##### Data shown #####
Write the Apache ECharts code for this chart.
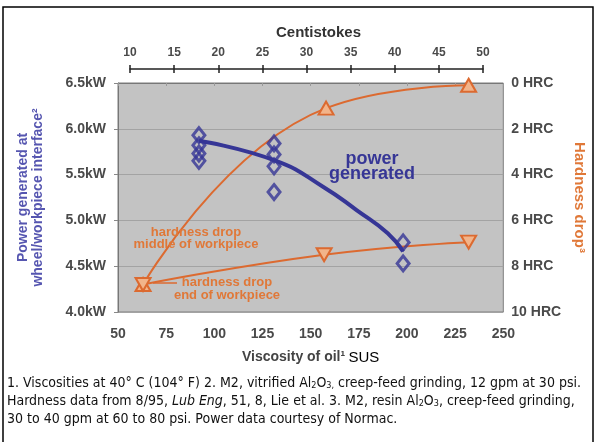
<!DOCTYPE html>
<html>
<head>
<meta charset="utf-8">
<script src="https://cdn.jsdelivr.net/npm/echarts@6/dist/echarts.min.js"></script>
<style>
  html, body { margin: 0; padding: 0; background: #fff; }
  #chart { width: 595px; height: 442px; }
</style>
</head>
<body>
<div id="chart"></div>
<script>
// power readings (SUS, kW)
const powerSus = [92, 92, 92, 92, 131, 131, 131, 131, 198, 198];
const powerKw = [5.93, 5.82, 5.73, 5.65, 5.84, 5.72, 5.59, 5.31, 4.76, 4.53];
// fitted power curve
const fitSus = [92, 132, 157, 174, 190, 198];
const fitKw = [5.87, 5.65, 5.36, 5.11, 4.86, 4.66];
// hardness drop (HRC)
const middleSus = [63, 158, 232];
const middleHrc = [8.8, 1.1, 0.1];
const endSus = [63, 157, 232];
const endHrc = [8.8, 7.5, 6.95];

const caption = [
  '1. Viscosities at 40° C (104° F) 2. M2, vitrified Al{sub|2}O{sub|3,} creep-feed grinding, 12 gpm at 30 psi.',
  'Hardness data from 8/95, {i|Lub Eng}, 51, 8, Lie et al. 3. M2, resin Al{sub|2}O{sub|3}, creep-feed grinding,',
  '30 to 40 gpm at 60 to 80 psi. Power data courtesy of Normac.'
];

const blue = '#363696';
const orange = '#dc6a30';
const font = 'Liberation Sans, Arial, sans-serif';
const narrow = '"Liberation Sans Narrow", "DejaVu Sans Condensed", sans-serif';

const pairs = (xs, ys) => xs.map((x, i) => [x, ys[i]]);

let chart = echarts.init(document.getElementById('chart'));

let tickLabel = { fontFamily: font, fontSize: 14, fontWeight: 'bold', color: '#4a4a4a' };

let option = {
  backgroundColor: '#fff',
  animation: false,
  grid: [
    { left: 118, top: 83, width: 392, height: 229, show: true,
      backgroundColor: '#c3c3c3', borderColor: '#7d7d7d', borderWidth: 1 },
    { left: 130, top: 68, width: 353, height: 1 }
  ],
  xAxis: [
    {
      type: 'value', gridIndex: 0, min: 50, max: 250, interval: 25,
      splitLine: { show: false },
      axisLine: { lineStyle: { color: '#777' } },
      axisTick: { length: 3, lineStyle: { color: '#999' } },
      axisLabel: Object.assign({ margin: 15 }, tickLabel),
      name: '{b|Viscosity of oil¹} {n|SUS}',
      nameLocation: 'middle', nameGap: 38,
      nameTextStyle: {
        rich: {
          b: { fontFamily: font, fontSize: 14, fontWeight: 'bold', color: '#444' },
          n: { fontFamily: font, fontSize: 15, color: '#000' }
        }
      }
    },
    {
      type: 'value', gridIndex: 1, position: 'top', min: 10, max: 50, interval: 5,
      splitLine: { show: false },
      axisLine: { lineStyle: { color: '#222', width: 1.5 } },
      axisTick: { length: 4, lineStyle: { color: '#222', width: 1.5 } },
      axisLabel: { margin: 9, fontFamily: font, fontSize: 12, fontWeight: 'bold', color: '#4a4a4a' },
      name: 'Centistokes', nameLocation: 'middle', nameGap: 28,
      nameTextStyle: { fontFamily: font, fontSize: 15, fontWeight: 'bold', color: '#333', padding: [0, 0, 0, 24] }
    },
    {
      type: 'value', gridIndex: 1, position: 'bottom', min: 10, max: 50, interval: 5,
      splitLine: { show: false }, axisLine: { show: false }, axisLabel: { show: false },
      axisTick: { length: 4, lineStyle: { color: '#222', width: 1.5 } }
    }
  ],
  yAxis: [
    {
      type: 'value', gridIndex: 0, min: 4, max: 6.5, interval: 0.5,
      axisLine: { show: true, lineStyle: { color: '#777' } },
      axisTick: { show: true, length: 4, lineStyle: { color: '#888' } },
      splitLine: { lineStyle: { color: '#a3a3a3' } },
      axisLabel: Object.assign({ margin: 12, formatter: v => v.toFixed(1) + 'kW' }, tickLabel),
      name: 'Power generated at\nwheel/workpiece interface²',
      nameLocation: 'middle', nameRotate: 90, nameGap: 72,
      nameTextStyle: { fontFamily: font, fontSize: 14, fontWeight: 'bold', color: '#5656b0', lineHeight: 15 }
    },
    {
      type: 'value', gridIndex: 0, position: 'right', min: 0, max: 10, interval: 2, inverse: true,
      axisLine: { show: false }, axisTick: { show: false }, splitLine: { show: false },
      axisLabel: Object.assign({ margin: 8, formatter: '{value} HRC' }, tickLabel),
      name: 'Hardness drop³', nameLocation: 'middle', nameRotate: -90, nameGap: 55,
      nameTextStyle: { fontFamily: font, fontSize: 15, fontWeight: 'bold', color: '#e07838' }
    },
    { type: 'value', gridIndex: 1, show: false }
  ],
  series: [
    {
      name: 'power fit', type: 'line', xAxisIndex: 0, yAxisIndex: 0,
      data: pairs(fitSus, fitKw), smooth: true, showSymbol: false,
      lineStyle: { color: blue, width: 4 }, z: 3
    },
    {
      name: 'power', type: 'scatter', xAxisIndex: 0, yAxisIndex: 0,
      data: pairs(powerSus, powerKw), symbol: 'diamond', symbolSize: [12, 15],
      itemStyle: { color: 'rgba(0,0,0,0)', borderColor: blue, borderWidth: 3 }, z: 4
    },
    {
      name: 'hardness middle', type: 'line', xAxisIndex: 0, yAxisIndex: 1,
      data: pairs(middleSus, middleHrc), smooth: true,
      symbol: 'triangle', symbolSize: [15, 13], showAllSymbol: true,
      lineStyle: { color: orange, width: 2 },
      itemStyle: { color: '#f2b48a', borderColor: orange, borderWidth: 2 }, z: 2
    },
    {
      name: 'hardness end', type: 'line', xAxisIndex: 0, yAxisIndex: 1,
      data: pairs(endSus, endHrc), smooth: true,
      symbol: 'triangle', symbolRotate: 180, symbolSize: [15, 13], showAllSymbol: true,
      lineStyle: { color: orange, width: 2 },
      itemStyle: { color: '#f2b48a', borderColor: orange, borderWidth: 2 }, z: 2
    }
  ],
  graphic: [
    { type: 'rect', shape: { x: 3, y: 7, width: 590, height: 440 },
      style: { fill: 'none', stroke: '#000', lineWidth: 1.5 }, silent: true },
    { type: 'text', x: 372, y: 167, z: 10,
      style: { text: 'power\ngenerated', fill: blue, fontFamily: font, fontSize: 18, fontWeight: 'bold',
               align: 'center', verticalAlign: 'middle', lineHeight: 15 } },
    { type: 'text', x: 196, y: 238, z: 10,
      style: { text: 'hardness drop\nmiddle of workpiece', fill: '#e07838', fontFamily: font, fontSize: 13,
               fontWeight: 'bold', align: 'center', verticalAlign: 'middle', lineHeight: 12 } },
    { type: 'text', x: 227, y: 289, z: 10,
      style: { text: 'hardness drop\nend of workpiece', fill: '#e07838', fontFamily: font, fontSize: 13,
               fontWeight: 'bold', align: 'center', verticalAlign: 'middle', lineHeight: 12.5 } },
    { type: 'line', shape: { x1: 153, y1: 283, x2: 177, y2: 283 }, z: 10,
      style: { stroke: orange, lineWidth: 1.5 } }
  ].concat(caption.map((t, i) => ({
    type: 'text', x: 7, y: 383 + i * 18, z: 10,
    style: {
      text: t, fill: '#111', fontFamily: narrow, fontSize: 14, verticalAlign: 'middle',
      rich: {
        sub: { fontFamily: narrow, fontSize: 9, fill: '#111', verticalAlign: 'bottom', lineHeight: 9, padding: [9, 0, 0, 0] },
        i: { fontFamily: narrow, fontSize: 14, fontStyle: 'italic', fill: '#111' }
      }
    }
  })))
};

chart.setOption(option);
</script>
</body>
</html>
#####
All the lines above are to be given again exactly as they read, with the pictures removed.

▸ **Right answer**:
Write the Apache ECharts code for this chart.
<!DOCTYPE html>
<html>
<head>
<meta charset="utf-8">
<script src="https://cdn.jsdelivr.net/npm/echarts@6/dist/echarts.min.js"></script>
<style>
  html, body { margin: 0; padding: 0; background: #fff; }
  #chart { width: 595px; height: 442px; }
</style>
</head>
<body>
<div id="chart"></div>
<script>
// power readings (SUS, kW)
const powerSus = [92, 92, 92, 92, 131, 131, 131, 131, 198, 198];
const powerKw = [5.93, 5.82, 5.73, 5.65, 5.84, 5.72, 5.59, 5.31, 4.76, 4.53];
// fitted power curve
const fitSus = [92, 132, 157, 174, 190, 198];
const fitKw = [5.87, 5.65, 5.36, 5.11, 4.86, 4.66];
// hardness drop (HRC)
const middleSus = [63, 158, 232];
const middleHrc = [8.8, 1.1, 0.1];
const endSus = [63, 157, 232];
const endHrc = [8.8, 7.5, 6.95];

const caption = [
  '1. Viscosities at 40° C (104° F) 2. M2, vitrified Al{sub|2}O{sub|3,} creep-feed grinding, 12 gpm at 30 psi.',
  'Hardness data from 8/95, {i|Lub Eng}, 51, 8, Lie et al. 3. M2, resin Al{sub|2}O{sub|3}, creep-feed grinding,',
  '30 to 40 gpm at 60 to 80 psi. Power data courtesy of Normac.'
];

const blue = '#363696';
const orange = '#dc6a30';
const font = 'Liberation Sans, Arial, sans-serif';
const narrow = '"Liberation Sans Narrow", "DejaVu Sans Condensed", sans-serif';

const pairs = (xs, ys) => xs.map((x, i) => [x, ys[i]]);

let chart = echarts.init(document.getElementById('chart'));

let tickLabel = { fontFamily: font, fontSize: 14, fontWeight: 'bold', color: '#4a4a4a' };

let option = {
  backgroundColor: '#fff',
  animation: false,
  grid: [
    { left: 118, top: 83, width: 392, height: 229, show: true,
      backgroundColor: '#c3c3c3', borderColor: '#7d7d7d', borderWidth: 1 },
    { left: 130, top: 68, width: 353, height: 1 }
  ],
  xAxis: [
    {
      type: 'value', gridIndex: 0, min: 50, max: 250, interval: 25,
      splitLine: { show: false },
      axisLine: { lineStyle: { color: '#777' } },
      axisTick: { length: 3, lineStyle: { color: '#999' } },
      axisLabel: Object.assign({ margin: 15 }, tickLabel),
      name: '{b|Viscosity of oil¹} {n|SUS}',
      nameLocation: 'middle', nameGap: 38,
      nameTextStyle: {
        rich: {
          b: { fontFamily: font, fontSize: 14, fontWeight: 'bold', color: '#444' },
          n: { fontFamily: font, fontSize: 15, color: '#000' }
        }
      }
    },
    {
      type: 'value', gridIndex: 1, position: 'top', min: 10, max: 50, interval: 5,
      splitLine: { show: false },
      axisLine: { lineStyle: { color: '#222', width: 1.5 } },
      axisTick: { length: 4, lineStyle: { color: '#222', width: 1.5 } },
      axisLabel: { margin: 9, fontFamily: font, fontSize: 12, fontWeight: 'bold', color: '#4a4a4a' },
      name: 'Centistokes', nameLocation: 'middle', nameGap: 28,
      nameTextStyle: { fontFamily: font, fontSize: 15, fontWeight: 'bold', color: '#333', padding: [0, 0, 0, 24] }
    },
    {
      type: 'value', gridIndex: 1, position: 'bottom', min: 10, max: 50, interval: 5,
      splitLine: { show: false }, axisLine: { show: false }, axisLabel: { show: false },
      axisTick: { length: 4, lineStyle: { color: '#222', width: 1.5 } }
    }
  ],
  yAxis: [
    {
      type: 'value', gridIndex: 0, min: 4, max: 6.5, interval: 0.5,
      axisLine: { show: true, lineStyle: { color: '#777' } },
      axisTick: { show: true, length: 4, lineStyle: { color: '#888' } },
      splitLine: { lineStyle: { color: '#a3a3a3' } },
      axisLabel: Object.assign({ margin: 12, formatter: v => v.toFixed(1) + 'kW' }, tickLabel),
      name: 'Power generated at\nwheel/workpiece interface²',
      nameLocation: 'middle', nameRotate: 90, nameGap: 72,
      nameTextStyle: { fontFamily: font, fontSize: 14, fontWeight: 'bold', color: '#5656b0', lineHeight: 15 }
    },
    {
      type: 'value', gridIndex: 0, position: 'right', min: 0, max: 10, interval: 2, inverse: true,
      axisLine: { show: false }, axisTick: { show: false }, splitLine: { show: false },
      axisLabel: Object.assign({ margin: 8, formatter: '{value} HRC' }, tickLabel),
      name: 'Hardness drop³', nameLocation: 'middle', nameRotate: -90, nameGap: 55,
      nameTextStyle: { fontFamily: font, fontSize: 15, fontWeight: 'bold', color: '#e07838' }
    },
    { type: 'value', gridIndex: 1, show: false }
  ],
  series: [
    {
      name: 'power fit', type: 'line', xAxisIndex: 0, yAxisIndex: 0,
      data: pairs(fitSus, fitKw), smooth: true, showSymbol: false,
      lineStyle: { color: blue, width: 4 }, z: 3
    },
    {
      name: 'power', type: 'scatter', xAxisIndex: 0, yAxisIndex: 0,
      data: pairs(powerSus, powerKw), symbol: 'diamond', symbolSize: [12, 15],
      itemStyle: { color: 'rgba(0,0,0,0)', borderColor: blue, borderWidth: 3 }, z: 4
    },
    {
      name: 'hardness middle', type: 'line', xAxisIndex: 0, yAxisIndex: 1,
      data: pairs(middleSus, middleHrc), smooth: true,
      symbol: 'triangle', symbolSize: [15, 13], showAllSymbol: true,
      lineStyle: { color: orange, width: 2 },
      itemStyle: { color: '#f2b48a', borderColor: orange, borderWidth: 2 }, z: 2
    },
    {
      name: 'hardness end', type: 'line', xAxisIndex: 0, yAxisIndex: 1,
      data: pairs(endSus, endHrc), smooth: true,
      symbol: 'triangle', symbolRotate: 180, symbolSize: [15, 13], showAllSymbol: true,
      lineStyle: { color: orange, width: 2 },
      itemStyle: { color: '#f2b48a', borderColor: orange, borderWidth: 2 }, z: 2
    }
  ],
  graphic: [
    { type: 'rect', shape: { x: 3, y: 7, width: 590, height: 440 },
      style: { fill: 'none', stroke: '#000', lineWidth: 1.5 }, silent: true },
    { type: 'text', x: 372, y: 167, z: 10,
      style: { text: 'power\ngenerated', fill: blue, fontFamily: font, fontSize: 18, fontWeight: 'bold',
               align: 'center', verticalAlign: 'middle', lineHeight: 15 } },
    { type: 'text', x: 196, y: 238, z: 10,
      style: { text: 'hardness drop\nmiddle of workpiece', fill: '#e07838', fontFamily: font, fontSize: 13,
               fontWeight: 'bold', align: 'center', verticalAlign: 'middle', lineHeight: 12 } },
    { type: 'text', x: 227, y: 289, z: 10,
      style: { text: 'hardness drop\nend of workpiece', fill: '#e07838', fontFamily: font, fontSize: 13,
               fontWeight: 'bold', align: 'center', verticalAlign: 'middle', lineHeight: 12.5 } },
    { type: 'line', shape: { x1: 153, y1: 283, x2: 177, y2: 283 }, z: 10,
      style: { stroke: orange, lineWidth: 1.5 } }
  ].concat(caption.map((t, i) => ({
    type: 'text', x: 7, y: 383 + i * 18, z: 10,
    style: {
      text: t, fill: '#111', fontFamily: narrow, fontSize: 14, verticalAlign: 'middle',
      rich: {
        sub: { fontFamily: narrow, fontSize: 9, fill: '#111', verticalAlign: 'bottom', lineHeight: 9, padding: [9, 0, 0, 0] },
        i: { fontFamily: narrow, fontSize: 14, fontStyle: 'italic', fill: '#111' }
      }
    }
  })))
};

chart.setOption(option);
</script>
</body>
</html>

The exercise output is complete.